The leading German airline, Lufthansa, forecast yesterday improved operating profit and sales for this year and next even though this year “will not be a walk in the park.”
For last year, the Lufthansa group reported an operating profit of 876 million euros (US$1.2 billion) on sales that reached 27.3 billion euros.
“The company expects a further increase in revenue and the operating result, and as things currently stand, the conditions for a dividend payout should also be fulfilled for this year,” a statement said.
For last year, the airline plans to pay a dividend of 0.60 euros per share.
However, Lufthansa chairman Christoph Franz stressed that “2011 will not be a walk in the park.”
Competition is getting tougher on routes in Europe and on those to Asia and the Americas, the company said.
In addition, a German air traffic tax will hit German and other European airlines, and their passengers, “where it hurts.”

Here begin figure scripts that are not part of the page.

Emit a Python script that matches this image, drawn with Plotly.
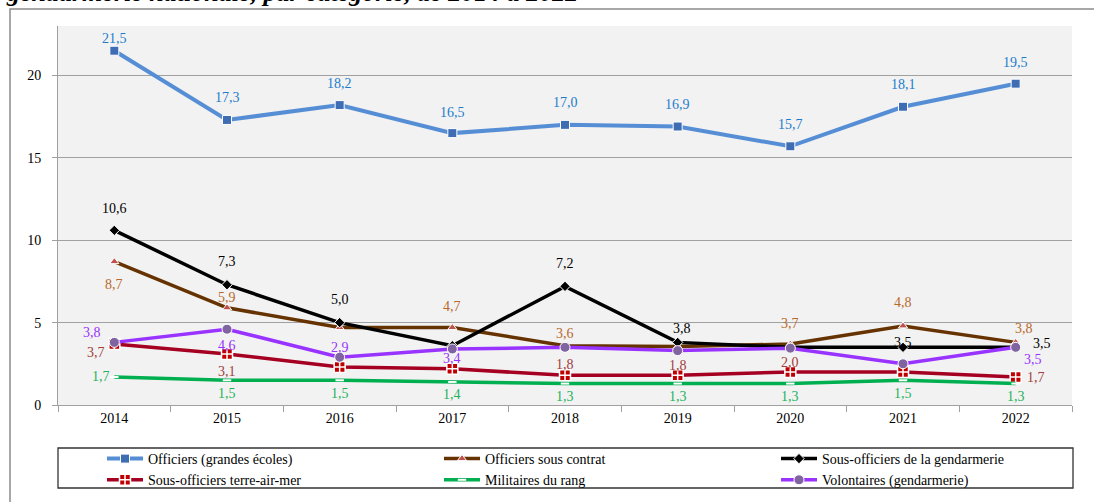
import plotly.graph_objects as go

years = ["2014", "2015", "2016", "2017", "2018", "2019", "2020", "2021", "2022"]

off_ge = [21.5, 17.3, 18.2, 16.5, 17.0, 16.9, 15.7, 18.1, 19.5]
off_sc = [8.7, 5.9, 4.7, 4.7, 3.6, 3.55, 3.7, 4.8, 3.8]
so_gend = [10.6, 7.3, 5.0, 3.6, 7.2, 3.8, 3.5, 3.5, 3.5]
so_tam = [3.7, 3.1, 2.3, 2.2, 1.8, 1.8, 2.0, 2.0, 1.7]
mdr = [1.7, 1.5, 1.5, 1.4, 1.3, 1.3, 1.3, 1.5, 1.3]
volont = [3.8, 4.6, 2.9, 3.4, 3.5, 3.3, 3.45, 2.5, 3.5]

names = ["Officiers (grandes écoles)", "Officiers sous contrat", "Sous-officiers de la gendarmerie",
         "Sous-officiers terre-air-mer", "Militaires du rang", "Volontaires (gendarmerie)"]

title_text = "gendarmerie nationale, par catégorie, de 2014 à 2022"

# ---- layout geometry (pixels) ----
W, H = 1094, 502
L, R, T, B = 58, 1072, 26, 405
YMAX = 23


def xp(px):
    return (px - L) / (R - L)


def yp(py):
    return (B - py) / (B - T)


FONT = "Liberation Serif"

styles = [
    dict(line="#558ED5", marker=dict(symbol="square", size=9, color="#3F6DB3", line=dict(color="white", width=1)), label="#1C7CCB", lw=4),
    dict(line="#663300", marker=dict(symbol="triangle-up", size=8, color="#C0504D", line=dict(color="white", width=1)), label="#B8692A", lw=3.5),
    dict(line="#000000", marker=dict(symbol="diamond", size=8, color="#000000", line=dict(color="white", width=1)), label="#000000", lw=3.5),
    dict(line="#A50021", marker=dict(symbol="square-cross", size=11, color="#C00000", line=dict(color="white", width=1.5)), label="#A0403C", lw=3.5),
    dict(line="#00B050", marker=dict(symbol="line-ew", size=6, color="white", line=dict(color="white", width=2)), label="#1DB35A", lw=3.5),
    dict(line="#9933FF", marker=dict(symbol="circle", size=10, color="#8064A2", line=dict(color="white", width=1)), label="#9933FF", lw=3.5),
]

series = [off_ge, off_sc, so_gend, so_tam, mdr, volont]

# label offsets in pixels (dx, dy; dy positive = downward); None = no label
offsets = [
    [(0, -12), (0, -22), (0, -22), (0, -21), (0, -22), (0, -22), (0, -22), (0, -22), (0, -21)],
    [(0, 23), (0, -10), None, (0, -21), (0, -12), None, (0, -21), (0, -23), (8, -14)],
    [(0, -22), (0, -23), (0, -23), None, (0, -23), (4, -14), None, (0, -5), (26, -4)],
    [(-18, 8), (0, 18), None, None, (0, -11), (0, -10), (0, -10), None, (20, 1)],
    [(-13, 0), (0, 13), (0, 13), (0, 13), (0, 13), (0, 13), (0, 13), (0, 13), (0, 13)],
    [(-22, -10), (0, 16), (0, -10), (0, 10), None, None, None, None, (17, 12)],
]

fig = go.Figure()
for name, vals, st in zip(names, series, styles):
    fig.add_trace(go.Scatter(
        x=years, y=vals, name=name, mode="lines+markers",
        line=dict(color=st["line"], width=st["lw"]),
        marker=st["marker"],
    ))

annotations = []
for vals, st, offs in zip(series, styles, offsets):
    for i, (v, o) in enumerate(zip(vals, offs)):
        if o is None:
            continue
        annotations.append(dict(
            x=i, y=v, xref="x", yref="y", text=f"{v:.1f}".replace(".", ","),
            showarrow=False, xshift=o[0], yshift=-o[1],
            font=dict(family=FONT, size=14, color=st["label"]),
        ))

# partially visible title at top
annotations.append(dict(
    x=xp(4), y=yp(9), xref="paper", yref="paper", xanchor="left", yanchor="bottom",
    text="<b><i>" + title_text + "</i></b>", showarrow=False,
    font=dict(family=FONT, size=26, color="black"),
))

shapes = [
    # outer frame (top and left visible)
    dict(type="rect", xref="paper", yref="paper", x0=xp(10), x1=xp(1110), y0=yp(9), y1=yp(520),
         line=dict(color="#8C8C8C", width=1.5), fillcolor="rgba(0,0,0,0)", layer="below"),
    # legend box
    dict(type="rect", xref="paper", yref="paper", x0=xp(58), x1=xp(1073), y0=yp(448), y1=yp(488),
         line=dict(color="#333333", width=1.3), fillcolor="rgba(0,0,0,0)"),
]

fig.update_layout(
    width=W, height=H,
    margin=dict(l=L, r=W - R, t=T, b=H - B, autoexpand=False),
    paper_bgcolor="white", plot_bgcolor="#F2F2F2",
    font=dict(family=FONT, size=14, color="black"),
    showlegend=True,
    legend=dict(orientation="h", x=xp(102), xanchor="left", y=yp(443), yanchor="top",
                entrywidth=286, entrywidthmode="pixels", itemwidth=36,
                bgcolor="rgba(0,0,0,0)", borderwidth=0, font=dict(family=FONT, size=14),
                tracegroupgap=0, traceorder="normal"),
    annotations=annotations,
    shapes=shapes,
)
fig.update_xaxes(type="category", range=[-0.5, len(years) - 0.5], showgrid=False, showline=True,
                 linecolor="#A0A0A0", linewidth=1,
                 ticks="outside", tickson="boundaries", ticklen=6, tickcolor="#A0A0A0",
                 tickfont=dict(family=FONT, size=14), zeroline=False)
fig.update_yaxes(range=[0, YMAX], dtick=5, tick0=0, showgrid=True, gridcolor="#A0A0A0", gridwidth=1,
                 showline=True, linecolor="#A0A0A0", linewidth=1, ticks="outside", ticklen=5,
                 tickcolor="#A0A0A0", tickfont=dict(family=FONT, size=14), zeroline=False,
                 ticklabelstandoff=8)

fig.write_html("out.html", config={"displayModeBar": False},
               post_script="document.body.style.margin='0';")
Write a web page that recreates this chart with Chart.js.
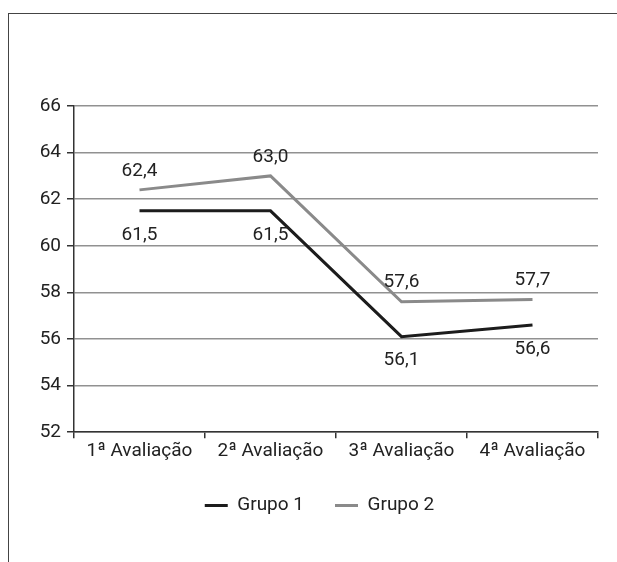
<!DOCTYPE html>
<html lang="pt">
<head>
  <meta charset="UTF-8">
  <title>Avaliações por grupo</title>
  <script src="https://cdn.jsdelivr.net/npm/chart.js"></script>
  <style>
    html, body { margin: 0; padding: 0; background: #fff; overflow: hidden; }
    /* frame of the figure, cut at the right and bottom like the scan */
    .frame {
      position: absolute;
      left: 8px;
      top: 13px;
      width: 620px;
      height: 560px;
      border-left: 1.5px solid #444;
      border-top: 1.5px solid #444;
    }
  </style>
</head>
<body>
  <div class="frame">
    <canvas id="chart" width="620" height="549"></canvas>
  </div>

  <script>
    const categories = ['1ª Avaliação', '2ª Avaliação', '3ª Avaliação', '4ª Avaliação'];
    const grupo1 = [61.5, 61.5, 56.1, 56.6];
    const grupo2 = [62.4, 63.0, 57.6, 57.7];
    const yTicks = [52, 54, 56, 58, 60, 62, 64, 66];

    const FONT = "Roboto, 'Liberation Sans', sans-serif";
    const SIZE = 19;

    // writes the value beside each point (comma as decimal mark)
    const valueLabels = {
      id: 'valueLabels',
      afterDatasetsDraw(chart) {
        const ctx = chart.ctx;
        ctx.save();
        ctx.font = SIZE + 'px ' + FONT;
        ctx.fillStyle = '#222';
        ctx.textAlign = 'center';
        ctx.textBaseline = 'middle';
        chart.data.datasets.forEach((ds, i) => {
          const meta = chart.getDatasetMeta(i);
          meta.data.forEach((pt, j) => {
            const txt = ds.data[j].toFixed(1).replace('.', ',');
            ctx.fillText(txt, pt.x, pt.y + ds.labelOffset);
          });
        });
        ctx.restore();
      }
    };

    // the legend is centred on the whole figure, not on the padded area
    const legendShift = {
      id: 'legendShift',
      afterLayout(chart) {
        const lg = chart.legend;
        if (!lg) return;
        lg.left += 16;
        lg.right += 16;
        lg.adjustHitBoxes();
      }
    };

    new Chart(document.getElementById('chart'), {
      type: 'line',
      data: {
        labels: categories,
        datasets: [
          {
            label: 'Grupo 1',
            data: grupo1,
            borderColor: '#1c1c1c',
            backgroundColor: '#1c1c1c',
            borderWidth: 3,
            pointRadius: 0,
            tension: 0,
            labelOffset: 24
          },
          {
            label: 'Grupo 2',
            data: grupo2,
            borderColor: '#8a8a8a',
            backgroundColor: '#8a8a8a',
            borderWidth: 3,
            pointRadius: 0,
            tension: 0,
            labelOffset: -19
          }
        ]
      },
      options: {
        responsive: false,
        animation: false,
        layout: { padding: { top: 92, right: 31, left: 0, bottom: 38 } },
        plugins: {
          tooltip: { enabled: false },
          legend: {
            position: 'bottom',
            labels: {
              color: '#222',
              font: { family: FONT, size: SIZE },
              boxWidth: 23,
              boxHeight: 3,
              padding: 31,
              generateLabels(chart) {
                return chart.data.datasets.map((ds, i) => ({
                  text: ds.label,
                  fillStyle: ds.borderColor,
                  strokeStyle: ds.borderColor,
                  lineWidth: 0,
                  fontColor: '#222',
                  datasetIndex: i
                }));
              }
            }
          }
        },
        scales: {
          x: {
            offset: true,
            border: { color: '#333', width: 1.5 },
            grid: {
              offset: true,
              drawOnChartArea: false,
              drawTicks: true,
              tickLength: 6,
              tickColor: '#333',
              lineWidth: 1.5
            },
            ticks: {
              color: '#222',
              font: { family: FONT, size: SIZE },
              padding: 2,
              maxRotation: 0
            }
          },
          y: {
            min: 52,
            max: 66,
            afterBuildTicks(scale) {
              scale.ticks = yTicks.map(v => ({ value: v }));
            },
            afterFit(scale) { scale.width = 65; },
            border: { color: '#333', width: 1.5 },
            grid: {
              color: '#919191',
              lineWidth: 1.5,
              tickColor: '#333',
              tickLength: 7
            },
            ticks: {
              color: '#222',
              font: { family: FONT, size: SIZE },
              padding: 6
            }
          }
        }
      },
      plugins: [valueLabels, legendShift]
    });
  </script>
</body>
</html>
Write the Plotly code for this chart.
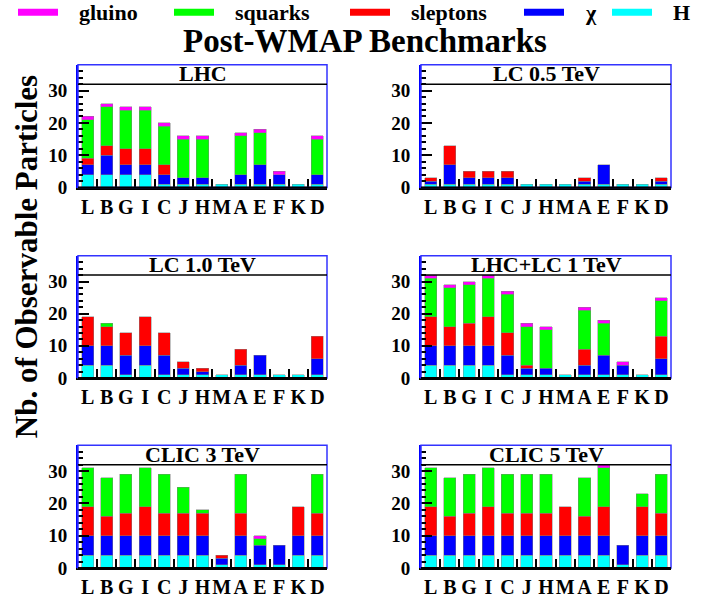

Finally, the airline has to deal with fuel prices that “are at record levels,” as well as the consequences of political unrest, terrorist attacks and natural disasters.
Lufthansa has halted flights to Tokyo for example and is routing passengers via two other Japanese cities amid uncertainty over the extent of the country’s nuclear disaster.
The airline last week released many key results for last year, including a net profit of 1.1 billion euros, compared with a loss of 34 million euros in 2009.
Lufthansa is ordering 30 Airbus A320neos and five Boeing 777s worth US$4 billion at list prices as part of an ongoing “modernization and expansion” scheme, the German flag carrier said on Wednesday.